UK blasts Russia ‘asymmetric warfare’ in Syria

Frame grab taken from footage shows smoke rising after airstrikes carried out by Russian air force near Jisr al-Shughour.

Frame grab taken from footage shows smoke rising after airstrikes carried out by Russian air force near Jisr al-Shughour.


Russia is engaged in “classic asymmetric warfare” in Syria by using its military clout to prop up President Bashar al-Assad while saying it is attacking ISIS militants, Britain’s foreign minister said on Sunday.

Russia last week began striking targets in Syria – a dramatic escalation of foreign involvement in the civil war which has been criticized by the West as an attempt to prop up Assad, rather than its purported aim of attacking ISIS.

“It looks like a classic bit of Russian asymmetric warfare – you have a strong propaganda message that says you’re doing one thing while in fact you are doing something completely different and when challenged you just flatly deny it,” Philip Hammond told Reuters in an interview in Manchester.

IN OPINION: Russian airstrikes and selective outrage over Syria

He said Britain had held discussions with Russia but kept on getting the same response – that Moscow was attacking ISIS militants in Syria.

“You try talking to the Russians,” he said. “They just keep repeating their position – that is by the way also the Iranian position – and it is just incredible.”

He said that Britain needed “absolute clarity” that Assad would not be part of Syria’s future.

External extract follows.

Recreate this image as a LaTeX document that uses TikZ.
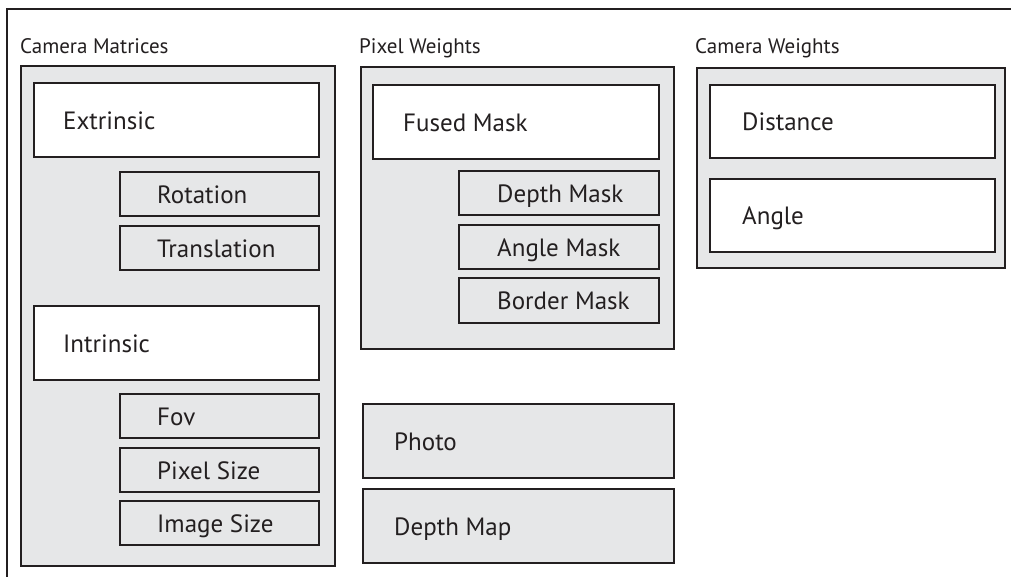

“That’s not some random bee in the bonnet that I’ve got; it’s that without that commitment we will never get the broad spectrum of Syrian opposition groups to sit down and agree around a table how we take forward the discussion about Syria’s future,” he said.

Hammond dismissed proposals put forward by Russia and Iran for elections, saying Syria was “a million miles away” from being able to hold a free and fair vote.

“In a country where 250,000 people have been killed and 12 million people have been displaced, half of them outside the country – how can you talk about free and fair elections?” he said.

Hammond said the key to ending the suffering caused by the four-year civil war was a managed transition to peace – even if it meant Assad retained power temporarily.

“If the price for doing that is that we have to accept that Assad will remain as titular head of state for a period of time, do I really care if that’s three days, three weeks, three months or even longer? I don’t think I do,” he said.

But Hammond said that for such a transition, Assad should make a pledge not to run in any future election and that he would give up control over Syria’s security apparatus.

He added that there was no agreement with Moscow and Tehran on such a transition.